In general, however, the evil reputation of dragons was the stronger, and in Europe it outlived the other. Christianity, of course, confused the benevolent and malevolent serpent-deities of the ancient cults in a common condemnation. The very “wisdom of the serpent” made him suspect; the devil, said St Augustine, “leo et draco est; leo propter impetum, draco propter insidias.” The dragon myths of the pagan East took new shapes in the legends of the victories of St Michael and St George; and the kindly snakes of the “good goddess” lived on in the immanissimus draco whose baneful activity in a cave of the Capitol was cut short by the intervention of the saintly pope Silvester I. (Duchesne, Liber pontificalis, i. 109 seq.). In this respect indeed Christian mythology found itself in harmony with that of the pagan North. The similarity of the Northern and Oriental snake myths seems to point to some common origin in an antiquity too remote to be explored. Whatever be the origin of the Northern dragon, the myths, when they first become articulate for us, show him to be in all essentials the same as that of the South and East. He is a power of evil, guardian of hoards, the greedy withholder of good things from men; and the slaying of a dragon is the crowning achievement of heroes—of Siegmund, of Beowulf, of Sigurd, of Arthur, of Tristram—even of Lancelot, the beau idéal of medieval chivalry. Nor were these dragons anything but very real terrors, even in the imaginations of the learned, until comparatively modern times. As the waste places were cleared, indeed, they withdrew farther from the haunts of men, and in Europe their last lurking-places were the inaccessible heights of the Alps, where they lingered till Jacques Balmain set the fashion which has finally relegated them to the realm of myth. In the works of the older naturalists, even in the great Historia animalium of so critical a spirit as Conrad Gesner (d. 1564), they still figure as part of the fauna known to science.
As to their form, this varied from the beginning. The Chaldaean dragon Tiāmat had four legs, a scaly body, and wings. The Egyptian Apophis was a monstrous snake, as were also, originally at least, the Greek dracontes. The dragon of the Apocalypse (Rev. xii. 3), “the old serpent,” is many-headed, like the Greek Hydra.
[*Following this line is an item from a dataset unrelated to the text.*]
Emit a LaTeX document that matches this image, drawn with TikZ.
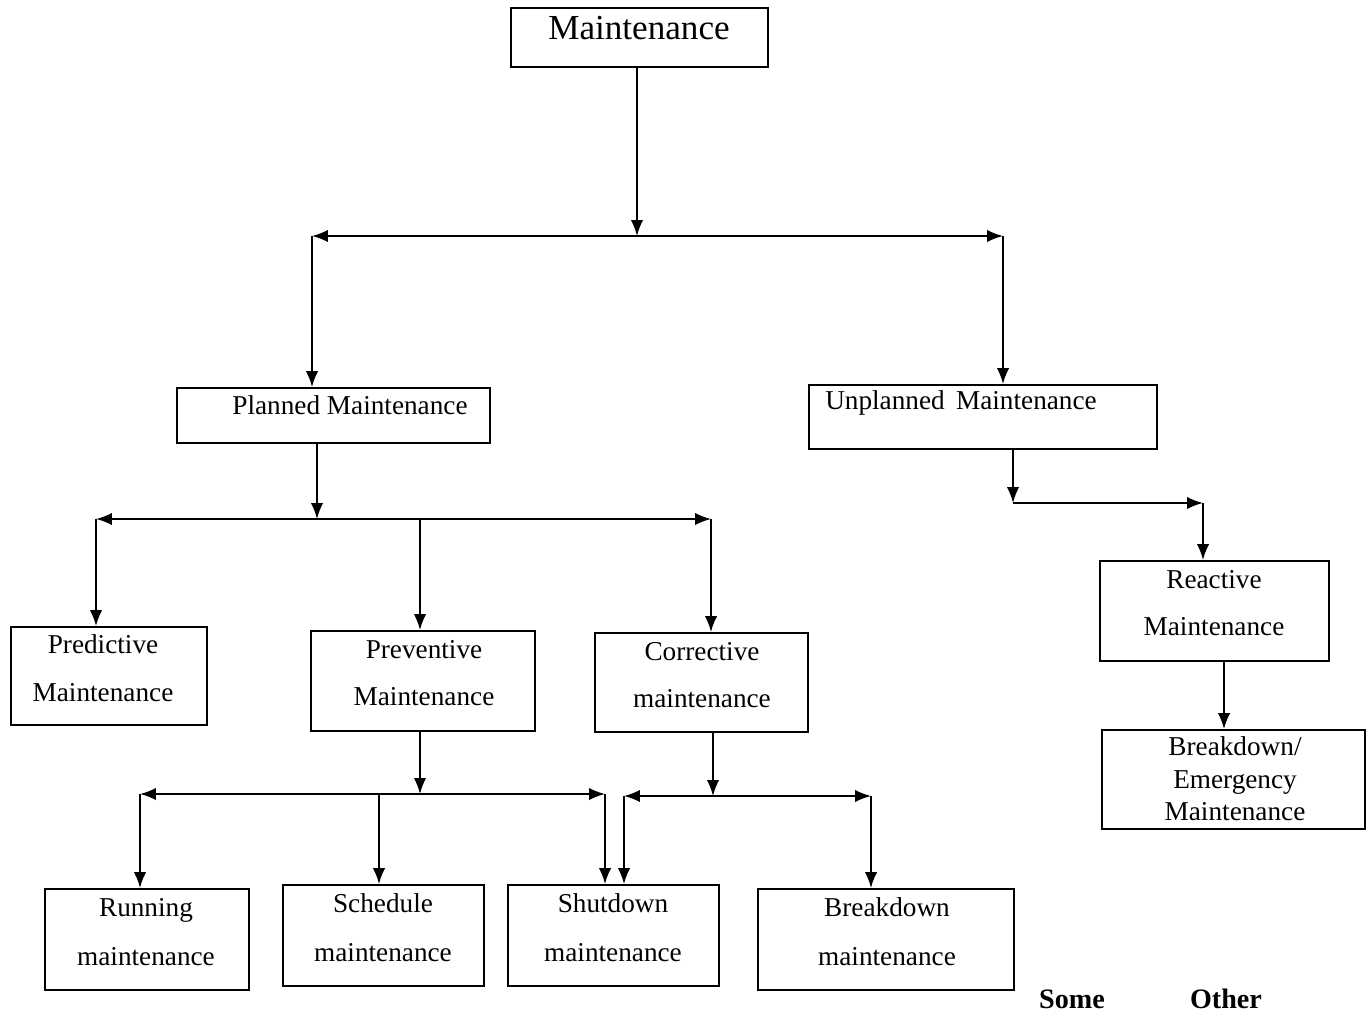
\documentclass[tikz,border=0pt]{standalone}
\usepackage{fontspec}
\setmainfont{Liberation Serif}
\usetikzlibrary{positioning}
\usetikzlibrary{fit}
\usetikzlibrary{arrows.meta}

\begin{document}
\begin{tikzpicture}[x=0.02cm, y=-0.02cm, >={Latex[length=9pt,width=7pt]},
    every node/.style={inner sep=0pt},
    box/.style={draw, line width=1.1pt, fit={#1}},
    txt/.style={font=\fontsize{15.5}{27}\selectfont, align=center},
    link/.style={line width=1pt}]
      \useasboundingbox (0,0) rectangle (1366,1013);

      % boxes
      \node[box={(511,8) (768,67)}] (main) {};
      \node[box={(177,388) (490,443)}] (plan) {};
      \node[box={(809,385) (1157,449)}] (unpl) {};
      \node[box={(11,627) (207,725)}] (pred) {};
      \node[box={(311,631) (535,731)}] (prev) {};
      \node[box={(595,633) (808,732)}] (corr) {};
      \node[box={(1100,561) (1329,661)}] (reac) {};
      \node[box={(1102,730) (1365,829)}] (emer) {};
      \node[box={(45,889) (249,990)}] (run) {};
      \node[box={(283,885) (484,986)}] (sched) {};
      \node[box={(508,885) (719,986)}] (shut) {};
      \node[box={(758,889) (1014,990)}] (brk) {};

      % texts
      \node[font=\fontsize{20}{24}\selectfont] at (639,28) (mainT) {Maintenance};
      \node[txt] at (350,405) (planT) {Planned Maintenance};
      \node[txt] at (961,403) (unplT) {Unplanned\, Maintenance};
      \node[txt] at (103,668) (predT) {Predictive\\Maintenance};
      \node[txt] at (424,673) (prevT) {Preventive\\Maintenance};
      \node[txt] at (702,675) (corrT) {Corrective\\maintenance};
      \node[txt] at (1214,603) (reacT) {Reactive\\Maintenance};
      \node[txt, font=\fontsize{15.5}{18.5}\selectfont] at (1235,779) (emerT) {Breakdown/\\Emergency\\Maintenance};
      \node[txt, font=\fontsize{15.5}{28}\selectfont] at (146,932) (runT) {Running\\maintenance};
      \node[txt, font=\fontsize{15.5}{28}\selectfont] at (383,928) (schedT) {Schedule\\maintenance};
      \node[txt, font=\fontsize{15.5}{28}\selectfont] at (613,928) (shutT) {Shutdown\\maintenance};
      \node[txt, font=\fontsize{15.5}{28}\selectfont] at (887,932) (brkT) {Breakdown\\maintenance};
      \node[font=\fontsize{16}{19}\bfseries] at (1072,999) (some) {Some};
      \node[font=\fontsize{16}{19}\bfseries] at (1226,999) (other) {Other};

      % top level
      \coordinate (t0) at (637,236);
      \coordinate (tl) at (312,236);
      \coordinate (tr) at (1003,236);
      \draw[link,->] (main.south -| t0) -- (t0);
      \draw[link,<->] (tl) -- (tr);
      \draw[link,->] (tl) -- (tl |- plan.north);
      \draw[link,->] (tr) -- (tr |- unpl.north);

      % planned branch
      \coordinate (p0) at (317,519);
      \coordinate (pl) at (96,519);
      \coordinate (pm) at (420,519);
      \coordinate (pr) at (711,519);
      \draw[link,->] (plan.south -| p0) -- (p0);
      \draw[link,<->] (pl) -- (pr);
      \draw[link,->] (pl) -- (pl |- pred.north);
      \draw[link,->] (pm) -- (pm |- prev.north);
      \draw[link,->] (pr) -- (pr |- corr.north);

      % unplanned branch
      \coordinate (u0) at (1013,503);
      \coordinate (u1) at (1203,503);
      \coordinate (r0) at (1224,700);
      \draw[link,->] (unpl.south -| u0) -- (u0);
      \draw[link,->] (u0) -- (u1);
      \draw[link,->] (u1) -- (u1 |- reac.north);
      \draw[link,->] (reac.south -| r0) -- (r0 |- emer.north);

      % preventive branch
      \coordinate (v0) at (420,794);
      \coordinate (vl) at (140,794);
      \coordinate (vm) at (379,794);
      \coordinate (vr) at (605,794);
      \draw[link,->] (prev.south -| v0) -- (v0);
      \draw[link,<->] (vl) -- (vr);
      \draw[link,->] (vl) -- (vl |- run.north);
      \draw[link,->] (vm) -- (vm |- sched.north);
      \draw[link,->] (vr) -- (vr |- shut.north);

      % corrective branch
      \coordinate (c0) at (713,796);
      \coordinate (cl) at (624,796);
      \coordinate (cr) at (871,796);
      \draw[link,->] (corr.south -| c0) -- (c0);
      \draw[link,<->] (cl) -- (cr);
      \draw[link,->] (cl) -- (cl |- shut.north);
      \draw[link,->] (cr) -- (cr |- brk.north);
\end{tikzpicture}
\end{document}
The dragon slain by Beowulf is a snake (worm), for it “buckles like a bow “; but that done to death by Sigurd, though its motions are heavy and snake-like, has legs, for he wounds it “behind the shoulder.” On the other hand, the dragon seen by King Arthur in his dreams is, according to Malory, winged and active, for it “swoughs” down from the sky. The belief in dragons and the conceptions of their shape were undoubtedly often determined, in Europe as in China, by the discovery of the remains of the gigantic extinct saurians.
The qualities of dragons being protective and terror-inspiring, and their effigies highly decorative, it is natural that they should have been early used as warlike emblems. Thus, in Homer (Iliad xi. 36 seq.), Agamemnon has on his shield, besides the Gorgon’s head, a blue three-headed snake (δράκων), just as ages afterwards the Norse warriors painted dragons on their shields and carved dragons’ heads on the prows of their ships. From the conquered Dacians, too, the Romans in Trajan’s time borrowed the dragon ensign which became the standard of the cohort as the eagle was that of the legion; whence, by a long descent, the modern dragoon. Under the later East Roman emperors the purple dragon ensign became the ceremonial standard of the emperors, under the name of the δρακόντειον. The imperial fashion spread; or similar causes elsewhere produced similar results. In England before the Conquest the dragon was chief among the royal ensigns in war. Its origin, according to the legend preserved in the Flores historiarum, was as follows. Uther Pendragon, father of King Arthur, had a vision of a flaming dragon in the sky, which his seers interpreted as meaning that he should come to the kingdom. When this happened, after the death of his brother Aurelius, “he ordered two golden dragons to be fashioned, like to those he had seen in the circle of the star, one of which he dedicated in the cathedral of Winchester, the other he kept by him to be carried into battle.” From Uther Dragonhead, as the English called him, the Anglo-Saxon kings borrowed the ensign, their custom being, according to the Flores, to stand in battle inter draconem et standardum. The dragon ensign, which was borne before Richard I. in 1191 when on crusade “to the terror of the heathen beyond the sea,” was that of the dukes of Normandy; but even after the loss of Normandy the dragon was the battle standard of English kings (signum regium quod Draconem vocant), and was displayed, e.g. by Henry III. in 1245 when he went to war against the Welsh. Not till the 20th century, under King Edward VII., was the dragon officially restored as proper only to the British race of Uther Pendragon, by its incorporation in the armorial bearings of the prince of Wales. As a matter of fact, however, the dragon ensign was common to nearly all nations, the reason for its popularity being naïvely stated in the romance of Athis (quoted by Du Cange),
“Ce souloient Romains porter,
Ce nous fait moult à redouter:”
“This the Romans used to carry, This makes us very much to be feared.” Thus the dragon and wyvern (i.e. a two-legged snake, M.E. wivere, viper) took their place as heraldic symbols.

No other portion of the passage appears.